#### [Goal]
Print, exactly as they stand, the lines from the start of the listing to the line containing "from matplotlib.patches import Rectangle", inclusive.

#### [Supplied material]
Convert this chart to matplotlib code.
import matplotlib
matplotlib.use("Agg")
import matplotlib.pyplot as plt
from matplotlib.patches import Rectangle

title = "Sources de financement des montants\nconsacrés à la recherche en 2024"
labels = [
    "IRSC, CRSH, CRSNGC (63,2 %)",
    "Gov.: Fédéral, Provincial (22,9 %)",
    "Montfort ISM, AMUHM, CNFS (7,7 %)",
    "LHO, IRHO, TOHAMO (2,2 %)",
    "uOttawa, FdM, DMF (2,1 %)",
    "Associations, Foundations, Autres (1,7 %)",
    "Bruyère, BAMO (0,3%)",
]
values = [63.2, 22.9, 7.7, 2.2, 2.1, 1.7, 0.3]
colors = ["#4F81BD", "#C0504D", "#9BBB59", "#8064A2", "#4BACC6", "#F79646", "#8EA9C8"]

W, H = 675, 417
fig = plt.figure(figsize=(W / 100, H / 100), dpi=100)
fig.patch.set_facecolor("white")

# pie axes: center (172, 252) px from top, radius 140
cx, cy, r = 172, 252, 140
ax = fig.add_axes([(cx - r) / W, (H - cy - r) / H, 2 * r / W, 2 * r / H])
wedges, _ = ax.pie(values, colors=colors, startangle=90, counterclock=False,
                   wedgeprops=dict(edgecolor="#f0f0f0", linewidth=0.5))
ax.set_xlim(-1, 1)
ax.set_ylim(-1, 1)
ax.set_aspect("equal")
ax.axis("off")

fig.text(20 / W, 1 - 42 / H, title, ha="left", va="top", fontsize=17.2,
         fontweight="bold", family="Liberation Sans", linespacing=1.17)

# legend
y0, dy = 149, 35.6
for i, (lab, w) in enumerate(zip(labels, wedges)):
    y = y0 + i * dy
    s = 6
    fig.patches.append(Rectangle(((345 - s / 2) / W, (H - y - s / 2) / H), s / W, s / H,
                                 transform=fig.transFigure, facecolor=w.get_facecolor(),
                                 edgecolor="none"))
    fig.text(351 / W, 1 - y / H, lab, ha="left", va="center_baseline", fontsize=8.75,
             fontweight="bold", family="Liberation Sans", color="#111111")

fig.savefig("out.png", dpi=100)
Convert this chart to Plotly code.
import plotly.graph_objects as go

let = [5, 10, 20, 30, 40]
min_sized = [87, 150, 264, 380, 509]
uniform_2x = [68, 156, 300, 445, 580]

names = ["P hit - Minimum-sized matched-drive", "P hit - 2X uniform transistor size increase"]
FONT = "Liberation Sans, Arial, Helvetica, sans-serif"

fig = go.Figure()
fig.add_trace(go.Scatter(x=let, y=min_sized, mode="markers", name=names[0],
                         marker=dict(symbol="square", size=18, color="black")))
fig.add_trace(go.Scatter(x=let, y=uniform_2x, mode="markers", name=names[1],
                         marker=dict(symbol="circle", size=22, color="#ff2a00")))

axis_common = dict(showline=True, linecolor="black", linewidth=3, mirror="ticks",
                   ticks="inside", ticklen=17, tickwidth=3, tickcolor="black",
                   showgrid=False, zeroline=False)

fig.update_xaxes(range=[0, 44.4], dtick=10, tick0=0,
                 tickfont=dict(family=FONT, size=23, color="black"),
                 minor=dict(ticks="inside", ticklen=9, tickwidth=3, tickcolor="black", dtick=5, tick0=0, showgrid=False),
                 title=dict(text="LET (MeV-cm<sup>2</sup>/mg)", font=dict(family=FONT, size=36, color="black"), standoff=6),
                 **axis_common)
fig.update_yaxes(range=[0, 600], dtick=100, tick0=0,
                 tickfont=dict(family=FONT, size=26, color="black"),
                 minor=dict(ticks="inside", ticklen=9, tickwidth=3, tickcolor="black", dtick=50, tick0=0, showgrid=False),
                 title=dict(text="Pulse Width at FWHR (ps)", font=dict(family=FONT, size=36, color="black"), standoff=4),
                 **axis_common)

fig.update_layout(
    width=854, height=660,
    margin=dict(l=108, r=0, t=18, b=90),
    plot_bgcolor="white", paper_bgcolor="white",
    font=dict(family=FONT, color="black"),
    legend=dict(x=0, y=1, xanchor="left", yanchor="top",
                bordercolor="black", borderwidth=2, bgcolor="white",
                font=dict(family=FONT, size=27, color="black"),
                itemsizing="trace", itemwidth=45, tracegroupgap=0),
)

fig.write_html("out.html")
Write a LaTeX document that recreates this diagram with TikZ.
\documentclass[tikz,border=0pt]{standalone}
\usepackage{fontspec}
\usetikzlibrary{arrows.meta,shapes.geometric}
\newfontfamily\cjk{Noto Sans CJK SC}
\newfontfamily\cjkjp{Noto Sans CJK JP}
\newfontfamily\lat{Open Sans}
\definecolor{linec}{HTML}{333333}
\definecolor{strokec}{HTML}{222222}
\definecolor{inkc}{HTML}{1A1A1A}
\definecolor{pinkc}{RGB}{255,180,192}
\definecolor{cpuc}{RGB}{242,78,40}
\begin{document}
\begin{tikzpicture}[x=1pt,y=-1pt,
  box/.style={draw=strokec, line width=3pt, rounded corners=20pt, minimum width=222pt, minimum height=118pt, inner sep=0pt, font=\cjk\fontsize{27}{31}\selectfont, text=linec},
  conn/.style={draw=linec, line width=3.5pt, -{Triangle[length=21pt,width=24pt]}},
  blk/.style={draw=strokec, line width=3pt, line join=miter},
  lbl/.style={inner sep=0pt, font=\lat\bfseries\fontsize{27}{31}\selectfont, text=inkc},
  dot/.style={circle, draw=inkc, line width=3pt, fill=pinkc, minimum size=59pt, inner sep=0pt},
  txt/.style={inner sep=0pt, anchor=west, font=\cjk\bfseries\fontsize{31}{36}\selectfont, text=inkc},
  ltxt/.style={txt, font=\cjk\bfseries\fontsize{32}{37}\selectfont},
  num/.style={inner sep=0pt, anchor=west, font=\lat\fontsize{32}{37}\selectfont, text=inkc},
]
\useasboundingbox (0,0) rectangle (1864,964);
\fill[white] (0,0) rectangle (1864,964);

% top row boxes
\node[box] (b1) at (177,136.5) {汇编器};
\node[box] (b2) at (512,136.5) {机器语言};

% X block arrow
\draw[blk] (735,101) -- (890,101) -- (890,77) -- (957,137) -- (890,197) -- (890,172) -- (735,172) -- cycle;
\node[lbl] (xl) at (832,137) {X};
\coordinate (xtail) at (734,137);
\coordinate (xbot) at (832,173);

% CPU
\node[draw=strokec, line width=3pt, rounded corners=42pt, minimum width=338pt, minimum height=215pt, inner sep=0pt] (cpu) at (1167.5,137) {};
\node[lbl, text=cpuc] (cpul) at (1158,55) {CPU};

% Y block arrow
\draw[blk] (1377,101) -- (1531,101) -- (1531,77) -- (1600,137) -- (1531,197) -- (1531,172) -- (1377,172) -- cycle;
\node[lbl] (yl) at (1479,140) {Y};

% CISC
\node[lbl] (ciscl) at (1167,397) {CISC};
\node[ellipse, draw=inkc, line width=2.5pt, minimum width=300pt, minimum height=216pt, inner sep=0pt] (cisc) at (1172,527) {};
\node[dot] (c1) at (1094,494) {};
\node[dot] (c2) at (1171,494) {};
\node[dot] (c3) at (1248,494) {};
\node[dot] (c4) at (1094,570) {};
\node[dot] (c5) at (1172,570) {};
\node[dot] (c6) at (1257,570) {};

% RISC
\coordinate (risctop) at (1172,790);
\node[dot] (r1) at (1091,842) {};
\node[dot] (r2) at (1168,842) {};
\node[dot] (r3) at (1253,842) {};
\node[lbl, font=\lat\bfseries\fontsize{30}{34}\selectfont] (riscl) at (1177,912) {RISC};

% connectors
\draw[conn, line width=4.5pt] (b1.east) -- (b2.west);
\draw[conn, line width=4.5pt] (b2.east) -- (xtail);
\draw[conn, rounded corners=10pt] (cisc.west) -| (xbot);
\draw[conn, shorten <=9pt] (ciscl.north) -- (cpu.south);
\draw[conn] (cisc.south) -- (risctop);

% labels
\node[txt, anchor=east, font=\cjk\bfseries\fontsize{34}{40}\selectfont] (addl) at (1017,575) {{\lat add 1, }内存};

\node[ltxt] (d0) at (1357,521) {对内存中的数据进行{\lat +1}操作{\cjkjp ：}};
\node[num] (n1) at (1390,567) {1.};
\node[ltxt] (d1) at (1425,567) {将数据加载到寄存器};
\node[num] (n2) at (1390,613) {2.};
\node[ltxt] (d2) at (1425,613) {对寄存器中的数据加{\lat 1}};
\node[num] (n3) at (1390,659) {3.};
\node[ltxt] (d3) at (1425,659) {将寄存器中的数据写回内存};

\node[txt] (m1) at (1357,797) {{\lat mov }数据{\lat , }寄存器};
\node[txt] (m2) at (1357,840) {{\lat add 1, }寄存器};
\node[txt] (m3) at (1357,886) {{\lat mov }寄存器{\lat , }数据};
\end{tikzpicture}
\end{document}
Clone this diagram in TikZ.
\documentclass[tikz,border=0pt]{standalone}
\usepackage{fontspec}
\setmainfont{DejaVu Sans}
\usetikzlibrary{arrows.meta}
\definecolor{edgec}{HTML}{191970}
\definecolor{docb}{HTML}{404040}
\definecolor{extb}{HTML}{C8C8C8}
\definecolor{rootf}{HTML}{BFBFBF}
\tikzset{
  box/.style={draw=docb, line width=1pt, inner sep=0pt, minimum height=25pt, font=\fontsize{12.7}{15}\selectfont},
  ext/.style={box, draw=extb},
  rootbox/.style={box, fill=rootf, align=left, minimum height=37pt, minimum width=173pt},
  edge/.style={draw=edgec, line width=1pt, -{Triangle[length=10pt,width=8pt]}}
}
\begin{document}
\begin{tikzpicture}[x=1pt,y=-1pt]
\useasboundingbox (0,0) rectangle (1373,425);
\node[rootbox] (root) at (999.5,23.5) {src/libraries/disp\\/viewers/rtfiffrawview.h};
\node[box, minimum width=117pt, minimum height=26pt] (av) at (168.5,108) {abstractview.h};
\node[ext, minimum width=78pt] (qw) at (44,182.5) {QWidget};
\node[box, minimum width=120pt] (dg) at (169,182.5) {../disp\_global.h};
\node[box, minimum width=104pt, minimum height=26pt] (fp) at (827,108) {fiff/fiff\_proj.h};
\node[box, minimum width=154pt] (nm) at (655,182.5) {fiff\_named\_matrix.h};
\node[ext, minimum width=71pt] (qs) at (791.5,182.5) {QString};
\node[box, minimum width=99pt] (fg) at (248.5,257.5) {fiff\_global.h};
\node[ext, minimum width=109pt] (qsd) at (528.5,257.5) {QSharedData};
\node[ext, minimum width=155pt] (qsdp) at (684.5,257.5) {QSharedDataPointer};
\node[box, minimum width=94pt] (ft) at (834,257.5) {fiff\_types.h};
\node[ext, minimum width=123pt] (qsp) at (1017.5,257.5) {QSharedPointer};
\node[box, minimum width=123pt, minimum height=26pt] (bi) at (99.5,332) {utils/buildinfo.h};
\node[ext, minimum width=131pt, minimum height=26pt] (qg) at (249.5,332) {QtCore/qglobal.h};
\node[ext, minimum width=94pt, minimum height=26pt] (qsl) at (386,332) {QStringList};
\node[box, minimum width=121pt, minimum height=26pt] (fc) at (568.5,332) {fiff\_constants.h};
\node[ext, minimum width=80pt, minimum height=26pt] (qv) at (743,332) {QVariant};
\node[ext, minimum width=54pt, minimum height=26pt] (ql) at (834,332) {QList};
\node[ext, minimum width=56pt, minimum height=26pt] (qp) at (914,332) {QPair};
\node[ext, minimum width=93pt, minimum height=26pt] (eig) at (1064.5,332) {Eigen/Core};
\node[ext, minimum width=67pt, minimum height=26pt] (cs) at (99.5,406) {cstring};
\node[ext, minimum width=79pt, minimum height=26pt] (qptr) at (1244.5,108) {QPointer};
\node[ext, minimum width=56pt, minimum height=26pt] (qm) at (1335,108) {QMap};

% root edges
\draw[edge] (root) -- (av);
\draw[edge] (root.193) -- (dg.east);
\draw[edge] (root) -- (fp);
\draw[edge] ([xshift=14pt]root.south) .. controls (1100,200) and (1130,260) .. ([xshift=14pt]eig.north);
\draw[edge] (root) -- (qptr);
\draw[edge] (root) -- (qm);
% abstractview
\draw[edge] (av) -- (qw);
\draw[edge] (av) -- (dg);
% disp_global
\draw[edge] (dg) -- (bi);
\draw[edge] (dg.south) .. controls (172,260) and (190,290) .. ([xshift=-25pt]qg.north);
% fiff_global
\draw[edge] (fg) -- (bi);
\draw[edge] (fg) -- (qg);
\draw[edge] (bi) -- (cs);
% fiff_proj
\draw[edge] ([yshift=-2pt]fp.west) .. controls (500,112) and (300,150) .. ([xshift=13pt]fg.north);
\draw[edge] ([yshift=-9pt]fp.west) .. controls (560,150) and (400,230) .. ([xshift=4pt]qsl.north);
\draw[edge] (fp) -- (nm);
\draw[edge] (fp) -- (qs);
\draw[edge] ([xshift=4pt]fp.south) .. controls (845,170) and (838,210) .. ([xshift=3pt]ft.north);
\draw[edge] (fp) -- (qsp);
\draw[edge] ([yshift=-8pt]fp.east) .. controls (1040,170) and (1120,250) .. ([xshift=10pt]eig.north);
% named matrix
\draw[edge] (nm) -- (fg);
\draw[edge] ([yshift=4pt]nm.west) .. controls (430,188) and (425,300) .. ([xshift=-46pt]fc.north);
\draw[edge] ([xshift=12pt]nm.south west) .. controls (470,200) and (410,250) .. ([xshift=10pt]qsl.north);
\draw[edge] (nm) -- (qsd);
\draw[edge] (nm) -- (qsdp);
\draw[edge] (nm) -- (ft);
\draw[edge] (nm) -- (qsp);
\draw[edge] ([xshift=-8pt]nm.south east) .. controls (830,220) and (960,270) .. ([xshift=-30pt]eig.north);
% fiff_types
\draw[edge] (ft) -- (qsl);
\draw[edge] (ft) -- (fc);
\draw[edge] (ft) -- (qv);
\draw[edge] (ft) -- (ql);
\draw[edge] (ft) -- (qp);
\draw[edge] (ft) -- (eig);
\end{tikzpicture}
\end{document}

#### [The answer]
Convert this chart to matplotlib code.
import matplotlib
matplotlib.use("Agg")
import matplotlib.pyplot as plt
from matplotlib.patches import Rectangle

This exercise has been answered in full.